Aim of the exercise:
Reproduce the listing below without changes, except that pictures are left out.

[START Data excerpt]

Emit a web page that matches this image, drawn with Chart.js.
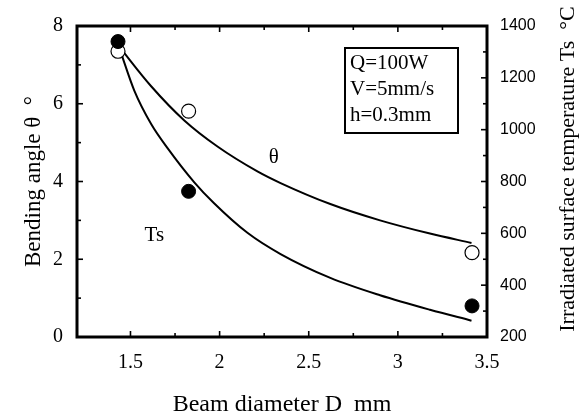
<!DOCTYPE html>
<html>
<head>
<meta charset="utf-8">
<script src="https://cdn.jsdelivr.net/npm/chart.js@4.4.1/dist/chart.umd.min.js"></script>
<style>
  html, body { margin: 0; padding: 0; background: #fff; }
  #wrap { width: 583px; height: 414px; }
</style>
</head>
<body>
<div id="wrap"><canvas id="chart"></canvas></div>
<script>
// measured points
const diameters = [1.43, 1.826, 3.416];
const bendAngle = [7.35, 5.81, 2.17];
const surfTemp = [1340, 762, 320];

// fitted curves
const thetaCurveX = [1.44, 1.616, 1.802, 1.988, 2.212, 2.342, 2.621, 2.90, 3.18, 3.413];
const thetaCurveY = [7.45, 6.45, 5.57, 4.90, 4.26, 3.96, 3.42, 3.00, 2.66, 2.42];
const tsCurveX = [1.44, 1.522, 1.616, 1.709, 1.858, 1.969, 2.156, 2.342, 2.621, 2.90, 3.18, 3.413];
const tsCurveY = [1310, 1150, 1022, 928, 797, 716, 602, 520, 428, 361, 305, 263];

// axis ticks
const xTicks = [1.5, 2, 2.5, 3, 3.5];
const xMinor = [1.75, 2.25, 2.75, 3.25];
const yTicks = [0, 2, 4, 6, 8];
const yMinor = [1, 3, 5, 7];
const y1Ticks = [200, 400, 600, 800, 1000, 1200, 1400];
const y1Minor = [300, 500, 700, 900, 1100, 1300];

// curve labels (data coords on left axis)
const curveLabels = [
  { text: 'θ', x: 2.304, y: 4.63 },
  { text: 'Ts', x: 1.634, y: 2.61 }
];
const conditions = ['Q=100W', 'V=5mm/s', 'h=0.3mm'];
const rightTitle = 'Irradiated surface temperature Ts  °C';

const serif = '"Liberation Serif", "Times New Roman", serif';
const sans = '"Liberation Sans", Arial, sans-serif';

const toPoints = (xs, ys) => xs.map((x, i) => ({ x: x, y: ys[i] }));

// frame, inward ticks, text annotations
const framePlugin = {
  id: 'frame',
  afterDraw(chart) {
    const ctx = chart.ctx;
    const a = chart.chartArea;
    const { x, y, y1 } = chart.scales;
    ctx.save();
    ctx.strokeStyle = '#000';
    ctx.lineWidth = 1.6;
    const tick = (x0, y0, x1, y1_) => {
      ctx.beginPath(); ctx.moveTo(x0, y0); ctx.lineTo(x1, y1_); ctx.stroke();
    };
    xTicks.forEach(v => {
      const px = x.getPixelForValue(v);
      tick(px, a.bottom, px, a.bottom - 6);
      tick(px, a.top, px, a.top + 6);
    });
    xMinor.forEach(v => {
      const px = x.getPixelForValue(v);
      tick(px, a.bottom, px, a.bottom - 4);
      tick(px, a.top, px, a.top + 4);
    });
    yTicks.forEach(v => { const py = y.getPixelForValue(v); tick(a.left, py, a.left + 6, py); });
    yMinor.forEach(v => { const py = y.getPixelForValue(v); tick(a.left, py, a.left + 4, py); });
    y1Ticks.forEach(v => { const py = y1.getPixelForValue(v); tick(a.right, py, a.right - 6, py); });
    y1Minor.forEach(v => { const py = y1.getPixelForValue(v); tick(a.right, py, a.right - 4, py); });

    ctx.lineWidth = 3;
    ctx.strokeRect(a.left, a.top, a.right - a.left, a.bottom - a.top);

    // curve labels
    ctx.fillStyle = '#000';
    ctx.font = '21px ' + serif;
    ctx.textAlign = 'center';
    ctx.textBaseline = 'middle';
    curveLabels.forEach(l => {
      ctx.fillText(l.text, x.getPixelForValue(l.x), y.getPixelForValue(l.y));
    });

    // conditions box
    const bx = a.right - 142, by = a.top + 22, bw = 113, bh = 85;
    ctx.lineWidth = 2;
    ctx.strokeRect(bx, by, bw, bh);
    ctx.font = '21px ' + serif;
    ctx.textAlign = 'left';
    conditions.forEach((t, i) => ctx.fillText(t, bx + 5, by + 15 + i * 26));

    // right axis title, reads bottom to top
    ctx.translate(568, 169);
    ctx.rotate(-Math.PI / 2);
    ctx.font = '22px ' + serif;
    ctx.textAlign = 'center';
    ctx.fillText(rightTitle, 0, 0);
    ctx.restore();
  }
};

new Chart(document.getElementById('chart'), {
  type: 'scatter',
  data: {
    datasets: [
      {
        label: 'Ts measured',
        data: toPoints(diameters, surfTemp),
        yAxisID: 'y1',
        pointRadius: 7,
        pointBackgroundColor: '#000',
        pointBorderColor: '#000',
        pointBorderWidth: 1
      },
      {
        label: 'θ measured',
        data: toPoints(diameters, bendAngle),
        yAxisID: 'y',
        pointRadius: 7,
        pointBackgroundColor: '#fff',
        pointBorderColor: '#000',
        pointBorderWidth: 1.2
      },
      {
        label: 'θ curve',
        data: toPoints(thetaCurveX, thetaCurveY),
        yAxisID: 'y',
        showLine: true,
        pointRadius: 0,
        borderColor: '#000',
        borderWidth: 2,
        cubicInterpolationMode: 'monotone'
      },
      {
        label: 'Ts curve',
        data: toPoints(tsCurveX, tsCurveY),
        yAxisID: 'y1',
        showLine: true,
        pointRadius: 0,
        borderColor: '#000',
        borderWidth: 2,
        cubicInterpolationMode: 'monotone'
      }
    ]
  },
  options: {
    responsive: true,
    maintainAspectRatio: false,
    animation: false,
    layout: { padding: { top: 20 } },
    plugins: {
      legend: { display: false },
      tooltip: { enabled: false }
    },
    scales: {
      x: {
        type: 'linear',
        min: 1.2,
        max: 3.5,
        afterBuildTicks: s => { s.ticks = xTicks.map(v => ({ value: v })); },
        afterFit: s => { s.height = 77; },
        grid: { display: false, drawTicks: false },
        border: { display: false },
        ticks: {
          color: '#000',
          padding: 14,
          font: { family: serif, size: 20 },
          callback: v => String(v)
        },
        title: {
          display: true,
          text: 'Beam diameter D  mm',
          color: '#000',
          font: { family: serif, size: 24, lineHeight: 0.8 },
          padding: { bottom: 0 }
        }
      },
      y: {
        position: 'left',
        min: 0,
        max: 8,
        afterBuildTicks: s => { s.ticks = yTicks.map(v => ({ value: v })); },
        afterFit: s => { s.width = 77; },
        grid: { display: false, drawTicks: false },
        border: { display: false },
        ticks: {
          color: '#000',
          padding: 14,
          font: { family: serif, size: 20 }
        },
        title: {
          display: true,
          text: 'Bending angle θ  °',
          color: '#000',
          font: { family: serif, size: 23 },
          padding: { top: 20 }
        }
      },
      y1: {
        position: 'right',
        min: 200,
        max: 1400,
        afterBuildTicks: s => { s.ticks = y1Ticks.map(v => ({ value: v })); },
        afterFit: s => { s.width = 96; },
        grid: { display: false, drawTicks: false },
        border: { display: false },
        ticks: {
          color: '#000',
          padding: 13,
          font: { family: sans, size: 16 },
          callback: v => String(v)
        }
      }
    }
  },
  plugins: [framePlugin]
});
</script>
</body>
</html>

[END Data excerpt]

Solved exercise:
Emit a web page that matches this image, drawn with Chart.js.
<!DOCTYPE html>
<html>
<head>
<meta charset="utf-8">
<script src="https://cdn.jsdelivr.net/npm/chart.js@4.4.1/dist/chart.umd.min.js"></script>
<style>
  html, body { margin: 0; padding: 0; background: #fff; }
  #wrap { width: 583px; height: 414px; }
</style>
</head>
<body>
<div id="wrap"><canvas id="chart"></canvas></div>
<script>
// measured points
const diameters = [1.43, 1.826, 3.416];
const bendAngle = [7.35, 5.81, 2.17];
const surfTemp = [1340, 762, 320];

// fitted curves
const thetaCurveX = [1.44, 1.616, 1.802, 1.988, 2.212, 2.342, 2.621, 2.90, 3.18, 3.413];
const thetaCurveY = [7.45, 6.45, 5.57, 4.90, 4.26, 3.96, 3.42, 3.00, 2.66, 2.42];
const tsCurveX = [1.44, 1.522, 1.616, 1.709, 1.858, 1.969, 2.156, 2.342, 2.621, 2.90, 3.18, 3.413];
const tsCurveY = [1310, 1150, 1022, 928, 797, 716, 602, 520, 428, 361, 305, 263];

// axis ticks
const xTicks = [1.5, 2, 2.5, 3, 3.5];
const xMinor = [1.75, 2.25, 2.75, 3.25];
const yTicks = [0, 2, 4, 6, 8];
const yMinor = [1, 3, 5, 7];
const y1Ticks = [200, 400, 600, 800, 1000, 1200, 1400];
const y1Minor = [300, 500, 700, 900, 1100, 1300];

// curve labels (data coords on left axis)
const curveLabels = [
  { text: 'θ', x: 2.304, y: 4.63 },
  { text: 'Ts', x: 1.634, y: 2.61 }
];
const conditions = ['Q=100W', 'V=5mm/s', 'h=0.3mm'];
const rightTitle = 'Irradiated surface temperature Ts  °C';

const serif = '"Liberation Serif", "Times New Roman", serif';
const sans = '"Liberation Sans", Arial, sans-serif';

const toPoints = (xs, ys) => xs.map((x, i) => ({ x: x, y: ys[i] }));

// frame, inward ticks, text annotations
const framePlugin = {
  id: 'frame',
  afterDraw(chart) {
    const ctx = chart.ctx;
    const a = chart.chartArea;
    const { x, y, y1 } = chart.scales;
    ctx.save();
    ctx.strokeStyle = '#000';
    ctx.lineWidth = 1.6;
    const tick = (x0, y0, x1, y1_) => {
      ctx.beginPath(); ctx.moveTo(x0, y0); ctx.lineTo(x1, y1_); ctx.stroke();
    };
    xTicks.forEach(v => {
      const px = x.getPixelForValue(v);
      tick(px, a.bottom, px, a.bottom - 6);
      tick(px, a.top, px, a.top + 6);
    });
    xMinor.forEach(v => {
      const px = x.getPixelForValue(v);
      tick(px, a.bottom, px, a.bottom - 4);
      tick(px, a.top, px, a.top + 4);
    });
    yTicks.forEach(v => { const py = y.getPixelForValue(v); tick(a.left, py, a.left + 6, py); });
    yMinor.forEach(v => { const py = y.getPixelForValue(v); tick(a.left, py, a.left + 4, py); });
    y1Ticks.forEach(v => { const py = y1.getPixelForValue(v); tick(a.right, py, a.right - 6, py); });
    y1Minor.forEach(v => { const py = y1.getPixelForValue(v); tick(a.right, py, a.right - 4, py); });

    ctx.lineWidth = 3;
    ctx.strokeRect(a.left, a.top, a.right - a.left, a.bottom - a.top);

    // curve labels
    ctx.fillStyle = '#000';
    ctx.font = '21px ' + serif;
    ctx.textAlign = 'center';
    ctx.textBaseline = 'middle';
    curveLabels.forEach(l => {
      ctx.fillText(l.text, x.getPixelForValue(l.x), y.getPixelForValue(l.y));
    });

    // conditions box
    const bx = a.right - 142, by = a.top + 22, bw = 113, bh = 85;
    ctx.lineWidth = 2;
    ctx.strokeRect(bx, by, bw, bh);
    ctx.font = '21px ' + serif;
    ctx.textAlign = 'left';
    conditions.forEach((t, i) => ctx.fillText(t, bx + 5, by + 15 + i * 26));

    // right axis title, reads bottom to top
    ctx.translate(568, 169);
    ctx.rotate(-Math.PI / 2);
    ctx.font = '22px ' + serif;
    ctx.textAlign = 'center';
    ctx.fillText(rightTitle, 0, 0);
    ctx.restore();
  }
};

new Chart(document.getElementById('chart'), {
  type: 'scatter',
  data: {
    datasets: [
      {
        label: 'Ts measured',
        data: toPoints(diameters, surfTemp),
        yAxisID: 'y1',
        pointRadius: 7,
        pointBackgroundColor: '#000',
        pointBorderColor: '#000',
        pointBorderWidth: 1
      },
      {
        label: 'θ measured',
        data: toPoints(diameters, bendAngle),
        yAxisID: 'y',
        pointRadius: 7,
        pointBackgroundColor: '#fff',
        pointBorderColor: '#000',
        pointBorderWidth: 1.2
      },
      {
        label: 'θ curve',
        data: toPoints(thetaCurveX, thetaCurveY),
        yAxisID: 'y',
        showLine: true,
        pointRadius: 0,
        borderColor: '#000',
        borderWidth: 2,
        cubicInterpolationMode: 'monotone'
      },
      {
        label: 'Ts curve',
        data: toPoints(tsCurveX, tsCurveY),
        yAxisID: 'y1',
        showLine: true,
        pointRadius: 0,
        borderColor: '#000',
        borderWidth: 2,
        cubicInterpolationMode: 'monotone'
      }
    ]
  },
  options: {
    responsive: true,
    maintainAspectRatio: false,
    animation: false,
    layout: { padding: { top: 20 } },
    plugins: {
      legend: { display: false },
      tooltip: { enabled: false }
    },
    scales: {
      x: {
        type: 'linear',
        min: 1.2,
        max: 3.5,
        afterBuildTicks: s => { s.ticks = xTicks.map(v => ({ value: v })); },
        afterFit: s => { s.height = 77; },
        grid: { display: false, drawTicks: false },
        border: { display: false },
        ticks: {
          color: '#000',
          padding: 14,
          font: { family: serif, size: 20 },
          callback: v => String(v)
        },
        title: {
          display: true,
          text: 'Beam diameter D  mm',
          color: '#000',
          font: { family: serif, size: 24, lineHeight: 0.8 },
          padding: { bottom: 0 }
        }
      },
      y: {
        position: 'left',
        min: 0,
        max: 8,
        afterBuildTicks: s => { s.ticks = yTicks.map(v => ({ value: v })); },
        afterFit: s => { s.width = 77; },
        grid: { display: false, drawTicks: false },
        border: { display: false },
        ticks: {
          color: '#000',
          padding: 14,
          font: { family: serif, size: 20 }
        },
        title: {
          display: true,
          text: 'Bending angle θ  °',
          color: '#000',
          font: { family: serif, size: 23 },
          padding: { top: 20 }
        }
      },
      y1: {
        position: 'right',
        min: 200,
        max: 1400,
        afterBuildTicks: s => { s.ticks = y1Ticks.map(v => ({ value: v })); },
        afterFit: s => { s.width = 96; },
        grid: { display: false, drawTicks: false },
        border: { display: false },
        ticks: {
          color: '#000',
          padding: 13,
          font: { family: sans, size: 16 },
          callback: v => String(v)
        }
      }
    }
  },
  plugins: [framePlugin]
});
</script>
</body>
</html>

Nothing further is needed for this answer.